British explorer Gino Watkins then used the Quest on his 1930 British Arctic air route expedition, which sought to survey an air route from the UK to Winnipeg.

During the second world war the Quest served as a minesweeper in the Caribbean.

After the war, the ageing vessel returned to her original purpose and it was while hunting seals in the Labrador Sea that the Quest struck ice and sank in May 1962, though all her crew were rescued.

This year marks 150 years since Shackleton’s birth in County Kildare and more than a century after his death, the Anglo-Irish explorer’s story continues to make headlines.

In 2022, the wreck of the Endurance was discovered 3,000 metres below the Weddell Sea, preserved by the freezing waters and absence of wood-eating organisms.
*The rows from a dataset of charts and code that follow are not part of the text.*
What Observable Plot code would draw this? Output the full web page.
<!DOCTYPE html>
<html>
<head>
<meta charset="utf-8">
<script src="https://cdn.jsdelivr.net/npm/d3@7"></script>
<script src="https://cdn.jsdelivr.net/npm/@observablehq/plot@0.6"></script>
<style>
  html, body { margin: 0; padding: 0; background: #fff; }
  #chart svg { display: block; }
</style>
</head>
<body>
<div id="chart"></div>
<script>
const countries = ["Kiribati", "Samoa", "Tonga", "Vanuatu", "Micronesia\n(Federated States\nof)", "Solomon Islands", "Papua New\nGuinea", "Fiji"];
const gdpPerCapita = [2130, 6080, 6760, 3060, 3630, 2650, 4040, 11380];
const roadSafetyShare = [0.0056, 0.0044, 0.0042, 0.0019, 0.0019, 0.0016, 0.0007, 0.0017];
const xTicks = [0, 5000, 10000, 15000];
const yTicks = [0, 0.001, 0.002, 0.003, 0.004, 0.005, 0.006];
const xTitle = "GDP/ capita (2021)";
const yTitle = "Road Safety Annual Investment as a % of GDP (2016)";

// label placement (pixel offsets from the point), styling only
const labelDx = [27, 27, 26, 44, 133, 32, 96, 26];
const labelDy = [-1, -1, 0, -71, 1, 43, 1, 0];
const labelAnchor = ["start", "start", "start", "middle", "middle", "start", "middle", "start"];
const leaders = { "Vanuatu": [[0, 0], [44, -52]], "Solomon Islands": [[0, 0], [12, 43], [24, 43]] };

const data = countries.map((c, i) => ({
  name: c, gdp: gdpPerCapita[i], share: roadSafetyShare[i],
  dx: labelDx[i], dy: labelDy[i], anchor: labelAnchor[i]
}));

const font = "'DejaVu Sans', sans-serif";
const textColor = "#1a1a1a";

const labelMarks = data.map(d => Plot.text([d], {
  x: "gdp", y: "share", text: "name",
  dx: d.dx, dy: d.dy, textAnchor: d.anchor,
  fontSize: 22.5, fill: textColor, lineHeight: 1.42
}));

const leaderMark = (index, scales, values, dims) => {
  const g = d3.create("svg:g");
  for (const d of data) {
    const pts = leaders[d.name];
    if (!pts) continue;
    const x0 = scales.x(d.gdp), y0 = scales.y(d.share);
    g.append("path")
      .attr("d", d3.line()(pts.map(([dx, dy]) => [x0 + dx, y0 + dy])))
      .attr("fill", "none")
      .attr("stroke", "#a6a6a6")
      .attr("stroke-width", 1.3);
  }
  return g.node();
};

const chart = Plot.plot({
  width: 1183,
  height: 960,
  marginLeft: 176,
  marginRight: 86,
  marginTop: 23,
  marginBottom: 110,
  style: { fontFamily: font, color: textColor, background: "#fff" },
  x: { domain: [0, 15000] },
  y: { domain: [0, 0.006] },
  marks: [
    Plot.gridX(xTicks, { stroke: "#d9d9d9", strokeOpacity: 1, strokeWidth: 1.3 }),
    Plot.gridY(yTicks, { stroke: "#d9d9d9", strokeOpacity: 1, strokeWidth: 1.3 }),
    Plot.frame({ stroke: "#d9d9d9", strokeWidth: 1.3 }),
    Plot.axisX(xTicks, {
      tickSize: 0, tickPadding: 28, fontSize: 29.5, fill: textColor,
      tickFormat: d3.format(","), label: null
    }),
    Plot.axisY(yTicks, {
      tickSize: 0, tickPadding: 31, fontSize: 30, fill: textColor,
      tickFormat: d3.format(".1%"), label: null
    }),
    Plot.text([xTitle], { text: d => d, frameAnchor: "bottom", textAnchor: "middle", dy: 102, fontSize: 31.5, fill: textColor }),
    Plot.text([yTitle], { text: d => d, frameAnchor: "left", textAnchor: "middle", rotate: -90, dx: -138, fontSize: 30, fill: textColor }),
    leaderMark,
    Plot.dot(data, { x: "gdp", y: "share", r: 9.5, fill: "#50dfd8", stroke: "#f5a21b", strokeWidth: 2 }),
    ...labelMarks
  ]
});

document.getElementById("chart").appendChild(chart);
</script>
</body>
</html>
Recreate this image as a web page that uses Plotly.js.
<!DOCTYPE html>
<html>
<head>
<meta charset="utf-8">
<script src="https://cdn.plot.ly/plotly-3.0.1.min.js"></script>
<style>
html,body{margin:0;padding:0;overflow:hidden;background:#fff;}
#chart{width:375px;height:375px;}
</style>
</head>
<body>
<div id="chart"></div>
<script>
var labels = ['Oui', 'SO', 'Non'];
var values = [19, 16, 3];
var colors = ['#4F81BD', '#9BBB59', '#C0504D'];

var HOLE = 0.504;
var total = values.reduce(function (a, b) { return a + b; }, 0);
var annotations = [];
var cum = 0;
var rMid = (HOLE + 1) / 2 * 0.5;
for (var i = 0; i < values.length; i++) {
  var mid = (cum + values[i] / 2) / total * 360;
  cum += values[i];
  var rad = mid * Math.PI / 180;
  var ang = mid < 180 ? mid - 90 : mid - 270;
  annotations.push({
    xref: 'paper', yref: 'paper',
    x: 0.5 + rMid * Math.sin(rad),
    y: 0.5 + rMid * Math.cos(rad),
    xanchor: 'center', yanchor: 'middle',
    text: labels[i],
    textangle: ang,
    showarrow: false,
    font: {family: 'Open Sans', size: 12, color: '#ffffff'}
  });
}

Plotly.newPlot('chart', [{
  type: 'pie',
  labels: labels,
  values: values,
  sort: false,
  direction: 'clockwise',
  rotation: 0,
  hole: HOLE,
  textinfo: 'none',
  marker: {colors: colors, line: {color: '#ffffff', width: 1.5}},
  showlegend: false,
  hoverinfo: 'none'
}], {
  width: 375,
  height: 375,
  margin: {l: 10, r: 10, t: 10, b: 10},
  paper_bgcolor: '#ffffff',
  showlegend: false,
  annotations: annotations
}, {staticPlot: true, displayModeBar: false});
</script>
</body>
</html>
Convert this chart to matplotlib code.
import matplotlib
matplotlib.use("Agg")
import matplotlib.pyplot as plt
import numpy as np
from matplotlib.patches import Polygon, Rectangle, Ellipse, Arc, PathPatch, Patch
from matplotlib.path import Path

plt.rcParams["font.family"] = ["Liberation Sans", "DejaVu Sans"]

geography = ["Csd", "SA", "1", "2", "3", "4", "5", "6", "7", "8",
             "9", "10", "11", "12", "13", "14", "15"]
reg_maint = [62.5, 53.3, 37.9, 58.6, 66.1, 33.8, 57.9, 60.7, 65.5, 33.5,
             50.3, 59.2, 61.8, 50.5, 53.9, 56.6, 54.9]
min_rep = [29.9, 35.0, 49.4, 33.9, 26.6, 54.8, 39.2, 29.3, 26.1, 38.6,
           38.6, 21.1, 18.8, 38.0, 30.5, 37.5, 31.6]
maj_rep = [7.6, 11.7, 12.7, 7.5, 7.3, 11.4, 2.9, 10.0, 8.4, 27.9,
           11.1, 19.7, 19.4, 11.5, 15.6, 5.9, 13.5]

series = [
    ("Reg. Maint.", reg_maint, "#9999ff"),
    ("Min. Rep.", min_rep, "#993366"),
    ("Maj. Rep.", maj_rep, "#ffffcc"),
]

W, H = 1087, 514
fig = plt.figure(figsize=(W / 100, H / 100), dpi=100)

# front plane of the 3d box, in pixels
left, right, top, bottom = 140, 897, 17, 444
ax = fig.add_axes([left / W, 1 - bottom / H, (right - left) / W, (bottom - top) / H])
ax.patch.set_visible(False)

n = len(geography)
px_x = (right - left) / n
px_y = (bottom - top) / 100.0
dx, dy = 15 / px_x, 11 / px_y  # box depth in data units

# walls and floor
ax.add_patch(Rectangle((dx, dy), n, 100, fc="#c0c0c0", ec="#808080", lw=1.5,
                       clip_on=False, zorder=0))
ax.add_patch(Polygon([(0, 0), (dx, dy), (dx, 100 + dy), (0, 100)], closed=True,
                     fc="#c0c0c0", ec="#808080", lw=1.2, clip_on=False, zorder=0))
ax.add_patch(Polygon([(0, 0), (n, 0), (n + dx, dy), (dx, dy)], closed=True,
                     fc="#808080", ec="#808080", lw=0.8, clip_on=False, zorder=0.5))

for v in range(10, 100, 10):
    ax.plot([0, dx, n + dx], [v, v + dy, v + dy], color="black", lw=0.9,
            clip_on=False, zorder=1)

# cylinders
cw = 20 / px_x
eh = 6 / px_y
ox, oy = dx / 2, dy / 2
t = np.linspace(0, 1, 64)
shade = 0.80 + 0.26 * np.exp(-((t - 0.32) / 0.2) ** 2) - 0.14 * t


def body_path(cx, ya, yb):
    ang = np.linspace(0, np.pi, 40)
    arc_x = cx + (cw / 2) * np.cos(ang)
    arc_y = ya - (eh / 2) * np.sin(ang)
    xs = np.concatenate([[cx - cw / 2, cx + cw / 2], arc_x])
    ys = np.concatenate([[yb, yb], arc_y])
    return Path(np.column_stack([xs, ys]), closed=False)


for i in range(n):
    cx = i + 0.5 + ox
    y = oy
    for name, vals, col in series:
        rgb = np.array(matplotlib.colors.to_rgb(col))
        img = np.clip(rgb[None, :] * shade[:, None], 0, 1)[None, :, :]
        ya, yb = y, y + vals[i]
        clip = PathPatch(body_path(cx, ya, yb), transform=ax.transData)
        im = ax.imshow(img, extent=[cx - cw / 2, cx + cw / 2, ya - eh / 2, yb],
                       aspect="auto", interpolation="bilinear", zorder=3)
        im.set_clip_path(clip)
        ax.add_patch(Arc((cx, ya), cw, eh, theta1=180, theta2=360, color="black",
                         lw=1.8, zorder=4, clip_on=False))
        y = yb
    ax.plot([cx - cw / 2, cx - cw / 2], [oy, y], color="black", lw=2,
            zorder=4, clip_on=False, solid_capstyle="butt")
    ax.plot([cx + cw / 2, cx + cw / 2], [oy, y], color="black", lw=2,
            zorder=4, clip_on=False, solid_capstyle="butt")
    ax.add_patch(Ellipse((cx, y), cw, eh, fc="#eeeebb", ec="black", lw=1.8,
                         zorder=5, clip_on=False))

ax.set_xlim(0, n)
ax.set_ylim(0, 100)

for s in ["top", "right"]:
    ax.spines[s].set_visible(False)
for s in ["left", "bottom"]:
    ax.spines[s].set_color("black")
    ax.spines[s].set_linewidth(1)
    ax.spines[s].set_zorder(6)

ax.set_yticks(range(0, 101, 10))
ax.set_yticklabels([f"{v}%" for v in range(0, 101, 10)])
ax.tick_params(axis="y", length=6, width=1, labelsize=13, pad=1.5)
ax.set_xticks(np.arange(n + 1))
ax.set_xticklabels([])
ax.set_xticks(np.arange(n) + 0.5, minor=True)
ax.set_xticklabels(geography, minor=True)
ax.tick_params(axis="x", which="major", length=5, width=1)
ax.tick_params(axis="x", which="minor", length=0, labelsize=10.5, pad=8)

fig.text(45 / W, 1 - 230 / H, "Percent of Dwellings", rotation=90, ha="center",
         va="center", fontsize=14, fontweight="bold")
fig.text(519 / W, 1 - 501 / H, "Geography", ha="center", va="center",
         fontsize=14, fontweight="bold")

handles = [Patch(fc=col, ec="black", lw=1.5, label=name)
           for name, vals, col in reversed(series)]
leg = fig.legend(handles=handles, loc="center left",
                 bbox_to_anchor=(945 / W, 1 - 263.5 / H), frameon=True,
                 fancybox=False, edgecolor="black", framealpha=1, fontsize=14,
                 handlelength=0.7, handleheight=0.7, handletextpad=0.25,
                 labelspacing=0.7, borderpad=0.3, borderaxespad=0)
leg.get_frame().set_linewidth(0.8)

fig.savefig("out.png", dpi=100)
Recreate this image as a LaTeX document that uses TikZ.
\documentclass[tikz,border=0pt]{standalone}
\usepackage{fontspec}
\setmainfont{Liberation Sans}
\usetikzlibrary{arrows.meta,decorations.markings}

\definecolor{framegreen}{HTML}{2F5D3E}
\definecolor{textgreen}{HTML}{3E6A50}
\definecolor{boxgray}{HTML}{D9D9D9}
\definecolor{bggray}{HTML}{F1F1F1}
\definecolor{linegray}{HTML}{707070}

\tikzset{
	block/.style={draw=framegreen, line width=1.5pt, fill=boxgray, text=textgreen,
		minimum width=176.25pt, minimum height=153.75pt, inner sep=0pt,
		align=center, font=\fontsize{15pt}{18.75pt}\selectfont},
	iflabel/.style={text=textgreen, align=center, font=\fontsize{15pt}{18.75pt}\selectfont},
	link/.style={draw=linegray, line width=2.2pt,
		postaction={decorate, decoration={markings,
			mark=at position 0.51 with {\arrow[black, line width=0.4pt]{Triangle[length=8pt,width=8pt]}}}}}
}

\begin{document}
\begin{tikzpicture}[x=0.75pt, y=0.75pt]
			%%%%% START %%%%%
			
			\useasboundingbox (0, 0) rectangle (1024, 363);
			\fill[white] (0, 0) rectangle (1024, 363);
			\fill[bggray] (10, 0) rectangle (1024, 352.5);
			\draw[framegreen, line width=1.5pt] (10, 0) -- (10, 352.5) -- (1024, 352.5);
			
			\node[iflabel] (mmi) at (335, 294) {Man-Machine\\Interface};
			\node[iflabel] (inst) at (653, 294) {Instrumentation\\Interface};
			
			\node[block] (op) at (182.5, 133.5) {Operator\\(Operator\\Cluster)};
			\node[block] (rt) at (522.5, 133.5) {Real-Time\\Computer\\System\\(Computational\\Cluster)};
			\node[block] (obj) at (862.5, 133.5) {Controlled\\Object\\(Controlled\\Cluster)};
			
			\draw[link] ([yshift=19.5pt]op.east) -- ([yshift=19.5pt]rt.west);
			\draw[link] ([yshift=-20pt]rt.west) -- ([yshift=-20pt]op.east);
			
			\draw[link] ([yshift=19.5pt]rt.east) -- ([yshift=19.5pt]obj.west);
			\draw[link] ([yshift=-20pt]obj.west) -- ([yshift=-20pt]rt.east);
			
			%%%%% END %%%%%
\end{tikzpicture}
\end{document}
“After Endurance was found, a lot of Shackleton buffs all over the world … immediately turned to Quest,” said Geiger, asking “‘Where’s Quest? Can we find it?’”

“It was a bit of a detective story initially,” said search director David Mearns, a shipwreck hunter who was also involved in the decades-long project to find the Endurance. “I thought, personally, we had a shot, maybe a 70% chance of finding it.”

Five days into the search, the team’s sonar equipment detected the wreck lying on the seafloor. “The masts are knocked down and that’s what we would expect, but the whole basically is intact,” said Mearns. The team plans to return to photograph the wreck later this year.

The discovery has been welcomed by Shackleton’s closest living relative, Alexandra Shackleton, who noted that her grandfather had originally planned to use Quest on a Canadian Arctic expedition until the Canadian government of Arthur Meighen withdrew its support.

“It is perhaps fitting that the ship should have ended its storied service in Canadian waters,” she said.